The actual finding however appears to have been limited to the facts as the court concluded “that the tracing provisions in the FLA, at least when applied to the circumstances in this case, are to be applied without considering or applying the presumption of advancement between married spouses.”
 While I do not disagree certain problems can be presented; I am not persuaded that they lead to the conclusion that the Act displaces or extinguishes the presumption of advancement, or the effect of an inter vivos gift resulting in a joint tenancy. There is no explicit extinguishment in the Act, as has been done in other jurisdictions. See for example: Waters’ Law of Trust in Canada, 4th ed. [Waters’], at p. 414. In those other jurisdictions, the application of the presumption of resulting trust is required in questions of ownership of property between spouses. The legislation in those jurisdictions state where a property is held by the spouses as joint tenants, that fact is proof, in the absence of evidence to the contrary, that the spouses are intended to own the property as joint tenants.
 In jurisdictions where the presumption is said to remain such as in this province, the authors of Waters’ state the presumption has arguably been reduced to no significance because of the comprehensiveness of the discretionary powers in the family property legislation to divide between married persons’ property owned by either or both of them. Significance is obviously not the same as extinguishment; and it is notable that the Act has narrowed the court’s discretion from its predecessor, the Family Relations Act.
 The view that the presumption of advancement has been rendered insignificant in British Columbia as opposed to extinguished, was expressed in the case of Zhu v Li, 2009 BCCA 128 (CanLII) at para. 51 et seq. by Madam Justice Neilson where she found that there was a basis for the presumption to operate in regard to certain of the properties in question in that case. While I note that the decision was made under the Family Relations Act, now repealed, I do not see anything in the present act which would lead to a different view regarding the presumption. See also M. Dhaliwal Holdings v. Pacific Blue Farms Ltd., 2014 BCSC 1482 (CanLII).
 Also, I note that the definition of excluded property includes gifts to a spouse from third party but does not include gifts between spouses.
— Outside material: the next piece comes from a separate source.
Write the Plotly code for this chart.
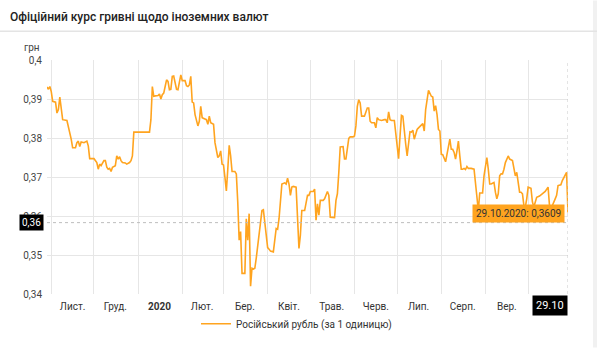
import plotly.graph_objects as go

# Official UAH rate for the Russian rouble (per 1 unit)
dates = [
    "2019-10-29", "2019-10-30", "2019-10-31", "2019-11-01", "2019-11-02", "2019-11-04",
    "2019-11-05", "2019-11-06", "2019-11-07", "2019-11-08", "2019-11-09", "2019-11-12",
    "2019-11-13", "2019-11-15", "2019-11-16", "2019-11-18", "2019-11-19", "2019-11-20",
    "2019-11-21", "2019-11-22", "2019-11-24", "2019-11-26", "2019-11-27", "2019-11-28",
    "2019-12-01", "2019-12-03", "2019-12-04", "2019-12-05", "2019-12-06", "2019-12-08",
    "2019-12-09", "2019-12-10", "2019-12-11", "2019-12-12", "2019-12-13", "2019-12-14",
    "2019-12-16", "2019-12-17", "2019-12-18", "2019-12-19", "2019-12-20", "2019-12-21",
    "2019-12-23", "2019-12-24", "2019-12-26", "2019-12-27", "2019-12-28", "2019-12-29",
    "2020-01-09", "2020-01-10", "2020-01-11", "2020-01-12", "2020-01-13", "2020-01-15",
    "2020-01-16", "2020-01-17", "2020-01-18", "2020-01-19", "2020-01-20", "2020-01-21",
    "2020-01-22", "2020-01-23", "2020-01-24", "2020-01-25", "2020-01-26", "2020-01-27",
    "2020-01-28", "2020-01-29", "2020-01-30", "2020-01-31", "2020-02-01", "2020-02-03",
    "2020-02-04", "2020-02-05", "2020-02-06", "2020-02-07", "2020-02-08", "2020-02-09",
    "2020-02-10", "2020-02-12", "2020-02-13", "2020-02-14", "2020-02-15", "2020-02-17",
    "2020-02-18", "2020-02-19", "2020-02-20", "2020-02-21", "2020-02-23", "2020-02-24",
    "2020-02-26", "2020-02-27", "2020-02-28", "2020-02-29", "2020-03-01", "2020-03-02",
    "2020-03-03", "2020-03-04", "2020-03-05", "2020-03-06", "2020-03-07", "2020-03-09",
    "2020-03-10", "2020-03-11", "2020-03-12", "2020-03-13", "2020-03-14", "2020-03-16",
    "2020-03-17", "2020-03-18", "2020-03-19", "2020-03-20", "2020-03-21", "2020-03-22",
    "2020-03-23", "2020-03-24", "2020-03-25", "2020-03-26", "2020-03-28", "2020-03-29",
    "2020-03-30", "2020-04-01", "2020-04-02", "2020-04-03", "2020-04-05", "2020-04-06",
    "2020-04-07", "2020-04-08", "2020-04-09", "2020-04-11", "2020-04-13", "2020-04-14",
    "2020-04-15", "2020-04-16", "2020-04-17", "2020-04-18", "2020-04-19", "2020-04-21",
    "2020-04-22", "2020-04-23", "2020-04-24", "2020-04-25", "2020-04-27", "2020-04-28",
    "2020-04-29", "2020-04-30", "2020-05-01", "2020-05-03", "2020-05-04", "2020-05-05",
    "2020-05-06", "2020-05-07", "2020-05-08", "2020-05-10", "2020-05-11", "2020-05-13",
    "2020-05-14", "2020-05-15", "2020-05-17", "2020-05-18", "2020-05-19", "2020-05-20",
    "2020-05-21", "2020-05-22", "2020-05-24", "2020-05-25", "2020-05-26", "2020-05-28",
    "2020-05-29", "2020-05-31", "2020-06-01", "2020-06-02", "2020-06-03", "2020-06-04",
    "2020-06-05", "2020-06-06", "2020-06-08", "2020-06-10", "2020-06-11", "2020-06-12",
    "2020-06-13", "2020-06-15", "2020-06-16", "2020-06-17", "2020-06-18", "2020-06-20",
    "2020-06-22", "2020-06-23", "2020-06-24", "2020-06-25", "2020-06-26", "2020-06-27",
    "2020-06-29", "2020-06-30", "2020-07-01", "2020-07-02", "2020-07-03", "2020-07-04",
    "2020-07-05", "2020-07-06", "2020-07-07", "2020-07-08", "2020-07-09", "2020-07-10",
    "2020-07-11", "2020-07-12", "2020-07-13", "2020-07-15", "2020-07-16", "2020-07-18",
    "2020-07-19", "2020-07-20", "2020-07-21", "2020-07-23", "2020-07-25", "2020-07-26",
    "2020-07-27", "2020-07-28", "2020-07-29", "2020-07-30", "2020-07-31", "2020-08-01",
    "2020-08-02", "2020-08-04", "2020-08-05", "2020-08-06", "2020-08-07", "2020-08-08",
    "2020-08-09", "2020-08-10", "2020-08-11", "2020-08-12", "2020-08-13", "2020-08-14",
    "2020-08-15", "2020-08-16", "2020-08-17", "2020-08-18", "2020-08-19", "2020-08-20",
    "2020-08-22", "2020-08-24", "2020-08-25", "2020-08-26", "2020-08-27", "2020-08-28",
    "2020-08-30", "2020-08-31", "2020-09-01", "2020-09-02", "2020-09-03", "2020-09-04",
    "2020-09-05", "2020-09-07", "2020-09-08", "2020-09-09", "2020-09-10", "2020-09-11",
    "2020-09-12", "2020-09-13", "2020-09-14", "2020-09-15", "2020-09-17", "2020-09-18",
    "2020-09-20", "2020-09-22", "2020-09-23", "2020-09-24", "2020-09-25", "2020-09-26",
    "2020-09-27", "2020-09-28", "2020-09-29", "2020-09-30", "2020-10-01", "2020-10-03",
    "2020-10-04", "2020-10-05", "2020-10-07", "2020-10-09", "2020-10-11", "2020-10-13",
    "2020-10-15", "2020-10-16", "2020-10-17", "2020-10-18", "2020-10-20", "2020-10-21",
    "2020-10-22", "2020-10-24", "2020-10-25", "2020-10-27", "2020-10-28", "2020-10-29",
]

rub_rate = [
    0.3931, 0.3925, 0.3932, 0.3919, 0.3894, 0.3892,
    0.3864, 0.3873, 0.3905, 0.3881, 0.3847, 0.3845,
    0.3831, 0.3797, 0.3775, 0.3775, 0.3788, 0.3792,
    0.3778, 0.3790, 0.3788, 0.3792, 0.3780, 0.3747,
    0.3747, 0.3737, 0.3720, 0.3733, 0.3729, 0.3742,
    0.3742, 0.3725, 0.3720, 0.3722, 0.3714, 0.3725,
    0.3729, 0.3754, 0.3746, 0.3752, 0.3742, 0.3737,
    0.3736, 0.3733, 0.3737, 0.3742, 0.3754, 0.3815,
    0.3815, 0.3847, 0.3932, 0.3907, 0.3908, 0.3909,
    0.3913, 0.3900, 0.3911, 0.3915, 0.3932, 0.3949,
    0.3945, 0.3924, 0.3925, 0.3958, 0.3959, 0.3941,
    0.3925, 0.3924, 0.3945, 0.3962, 0.3947, 0.3947,
    0.3934, 0.3932, 0.3936, 0.3958, 0.3892, 0.3890,
    0.3860, 0.3831, 0.3843, 0.3881, 0.3852, 0.3849,
    0.3847, 0.3835, 0.3856, 0.3839, 0.3835, 0.3788,
    0.3750, 0.3754, 0.3767, 0.3733, 0.3731, 0.3699,
    0.3664, 0.3720, 0.3781, 0.3754, 0.3714, 0.3714,
    0.3708, 0.3636, 0.3538, 0.3560, 0.3453, 0.3453,
    0.3593, 0.3538, 0.3606, 0.3420, 0.3466, 0.3464,
    0.3466, 0.3492, 0.3525, 0.3559, 0.3614, 0.3616,
    0.3585, 0.3519, 0.3515, 0.3510, 0.3508, 0.3542,
    0.3568, 0.3566, 0.3593, 0.3682, 0.3685, 0.3682,
    0.3697, 0.3682, 0.3653, 0.3674, 0.3676, 0.3674,
    0.3602, 0.3517, 0.3551, 0.3614, 0.3614, 0.3640,
    0.3653, 0.3653, 0.3663, 0.3663, 0.3669, 0.3589,
    0.3631, 0.3602, 0.3640, 0.3640, 0.3644, 0.3663,
    0.3653, 0.3597, 0.3596, 0.3596, 0.3640, 0.3657,
    0.3712, 0.3777, 0.3778, 0.3746, 0.3746, 0.3799,
    0.3803, 0.3803, 0.3805, 0.3831, 0.3881, 0.3898,
    0.3890, 0.3856, 0.3856, 0.3877, 0.3877, 0.3843,
    0.3839, 0.3839, 0.3826, 0.3852, 0.3847, 0.3845,
    0.3847, 0.3847, 0.3839, 0.3867, 0.3847, 0.3845,
    0.3845, 0.3814, 0.3775, 0.3747, 0.3805, 0.3858,
    0.3856, 0.3814, 0.3784, 0.3754, 0.3788, 0.3816,
    0.3815, 0.3820, 0.3797, 0.3822, 0.3826, 0.3835,
    0.3837, 0.3818, 0.3873, 0.3922, 0.3907, 0.3905,
    0.3869, 0.3883, 0.3860, 0.3822, 0.3818, 0.3758,
    0.3757, 0.3739, 0.3758, 0.3780, 0.3797, 0.3771,
    0.3771, 0.3763, 0.3746, 0.3767, 0.3792, 0.3754,
    0.3720, 0.3720, 0.3722, 0.3719, 0.3727, 0.3722,
    0.3722, 0.3720, 0.3680, 0.3657, 0.3614, 0.3659,
    0.3659, 0.3703, 0.3729, 0.3750, 0.3720, 0.3682,
    0.3682, 0.3686, 0.3661, 0.3644, 0.3657, 0.3703,
    0.3708, 0.3708, 0.3720, 0.3737, 0.3754, 0.3746,
    0.3742, 0.3703, 0.3712, 0.3691, 0.3661, 0.3661,
    0.3657, 0.3627, 0.3623, 0.3644, 0.3674, 0.3671,
    0.3636, 0.3623, 0.3648, 0.3651, 0.3657, 0.3663,
    0.3674, 0.3627, 0.3623, 0.3627, 0.3644, 0.3653,
    0.3678, 0.3680, 0.3691, 0.3708, 0.3712, 0.3609,
]

series_name = "Російський рубль (за 1 одиницю)"

# month labels sit mid-month, grid lines at month starts
month_label_dates = [
    "2019-11-16", "2019-12-16", "2020-01-16", "2020-02-15", "2020-03-16", "2020-04-16",
    "2020-05-16", "2020-06-16", "2020-07-16", "2020-08-16", "2020-09-16",
]
month_labels = [
    "Лист.", "Груд.", "<b>2020</b>", "Лют.", "Бер.", "Квіт.",
    "Трав.", "Черв.", "Лип.", "Серп.", "Вер.",
]
month_starts = [
    "2019-11-01", "2019-12-01", "2020-01-01", "2020-02-01", "2020-03-01", "2020-04-01",
    "2020-05-01", "2020-06-01", "2020-07-01", "2020-08-01", "2020-09-01", "2020-10-01",
]

y_ticks = [0.34, 0.35, 0.36, 0.37, 0.38, 0.39, 0.40]
y_tick_labels = ["0,34", "0,35", "0,36", "0,37", "0,38", "0,39", "0,4"]

cursor_value = 0.3583
cursor_label = "0,36"
cursor_date_label = "29.10"
tooltip_text = "29.10.2020: 0,3609"

LINE = "#FFA41F"
GRID = "#e6e6e6"
FONT = "Roboto"

fig = go.Figure()
fig.add_trace(go.Scatter(
    x=dates, y=rub_rate, mode="lines", name=series_name,
    line=dict(color=LINE, width=1.6), showlegend=True,
))

fig.update_layout(
    width=597, height=350,
    margin=dict(l=47, r=29, t=60, b=54),
    paper_bgcolor="white", plot_bgcolor="white",
    font=dict(family=FONT, size=10, color="#333"),
    showlegend=True,
    legend=dict(
        orientation="h", x=0.286, xanchor="left", y=-0.127, yanchor="middle",
        font=dict(size=10, color="#333"), bgcolor="rgba(0,0,0,0)",
        itemwidth=30,
    ),
    xaxis=dict(
        type="date", range=[dates[0], dates[-1]],
        tickmode="array", tickvals=month_label_dates, ticktext=month_labels,
        showgrid=False, zeroline=False, showline=False, ticks="",
        ticklabelstandoff=5,
        tickfont=dict(size=10, color="#333"),
        minor=dict(tickmode="array", tickvals=month_starts, showgrid=True,
                   gridcolor=GRID, gridwidth=1, ticks=""),
    ),
    yaxis=dict(
        range=[0.34, 0.40], tickmode="array", tickvals=y_ticks, ticktext=y_tick_labels,
        showgrid=True, gridcolor=GRID, gridwidth=1, zeroline=False, showline=False,
        ticks="", ticklabelstandoff=4, tickfont=dict(size=10, color="#444"),
    ),
)

# header bar with title and divider
fig.add_shape(type="line", xref="paper", yref="paper",
              x0=-47 / 521, x1=(597 - 47) / 521, y0=(296 - 31) / 236, y1=(296 - 31) / 236,
              line=dict(color="#e4e4e4", width=1.5))
fig.add_shape(type="rect", xref="paper", yref="paper",
              x0=(593 - 47) / 521, x1=(597 - 47) / 521, y0=-54 / 236, y1=(296) / 236,
              fillcolor="#f1f1f1", line=dict(width=0), layer="below")
fig.add_annotation(xref="paper", yref="paper", x=-39 / 521, y=(296 - 17) / 236,
                   text="Офіційний курс гривні щодо іноземних валют", showarrow=False,
                   xanchor="left", yanchor="middle",
                   font=dict(family=FONT, size=12, color="#222", weight=500))
fig.add_annotation(xref="paper", yref="paper", x=-25 / 521, y=(296 - 47) / 236,
                   text="грн", showarrow=False, xanchor="left", yanchor="middle",
                   font=dict(size=10, color="#444"))

# crosshair
fig.add_shape(type="line", xref="x", yref="paper", x0=dates[-1], x1=dates[-1], y0=0, y1=1,
              line=dict(color="#c8c8c8", width=1, dash="dot"))
fig.add_shape(type="line", xref="paper", yref="y", x0=0, x1=1, y0=cursor_value, y1=cursor_value,
              line=dict(color="#bdbdbd", width=1, dash="dot"))
fig.add_annotation(xref="paper", yref="y", x=0, y=cursor_value, text=cursor_label,
                   showarrow=False, xanchor="right", yanchor="middle", xshift=-3,
                   bgcolor="black", borderpad=2, font=dict(size=10, color="white"))
fig.add_annotation(xref="x", yref="paper", x=dates[-1], y=0, text=cursor_date_label,
                   showarrow=False, xanchor="right", yanchor="top", yshift=-1,
                   bgcolor="black", borderpad=3, font=dict(size=11, color="white"))

# tooltip for the last point
fig.add_annotation(xref="x", yref="y", x=dates[-1], y=rub_rate[-1], text=tooltip_text,
                   showarrow=False, xanchor="right", yanchor="middle", xshift=-3, yshift=-1,
                   bgcolor="#FFA41F", borderpad=3, font=dict(size=10, color="#333"))

fig.write_html("out.html")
 Further, intention has not been eliminated from the considerations, given that the definition of “property” in the Act includes a beneficial interest “unless a contrary intention appears.”
 It seems that the excluded property relates to property which was held by a spouse prior to the relationship and in which an interest in title was not transferred to the other during the relationship.
 Given my finding that the transfer of the interest to Ms. Campbell was perfected, I cannot see how a portion of her interest, i.e., her share in the Start of Relationship Value, can be considered excluded property. She in the holder of a legal and equitable interest in the property. Had the policy makers intended to alter the well-established concept of a joint tenancy and/or the presumption of advancement, they have done so explicitly as has been done in other jurisdictions. I do not accept that s. 85(1)(a) negates an intended disposition of an interest in land from one spouse to another. I note again that intention is a consideration under s. 83(1) of the Act; and that a gift between spouses is not included as an excluded property under s. 85(1). Further, the tracing provisions can still operate under different scenarios.
 Mr. Wells has not met the burden of establishing that the SRV is excluded property as required under s. 85(2). In my view, the entirety of the Hornby Property is family property based on the facts of this case. If a greater portion is sought by Mr. Wells, the route to do so by arguing that it would be significantly unfair under s. 95(1).
 Moving then to s. 95(1). Counsel for Mr. Wells in opposition to a potential claim by Ms. Campbell for unequal division of the Appreciated Value of the Hornby Property submitted that having regard to the significant length of the relationship and the needs of each party an equal division was warranted. My view is that the same argument would apply to the Hornby Property as a whole. On the evidence before me I cannot conclude that an equal division would be significantly unfair. As a result, I find that an equal division of the net proceeds from the sale of the Hornby Property each party is appropriate.2
In summary we now have two contradicting decisions from the B.C. Supreme Court. Because of this the law in this area remains uncertain and we may need to wait until a decision is handed down by the B.C. Court of Appeal in order to clarify the issue. I don’t believe that either the Remmem or the Wells decisions are being appealed so this may take a significant amount of time to be resolved.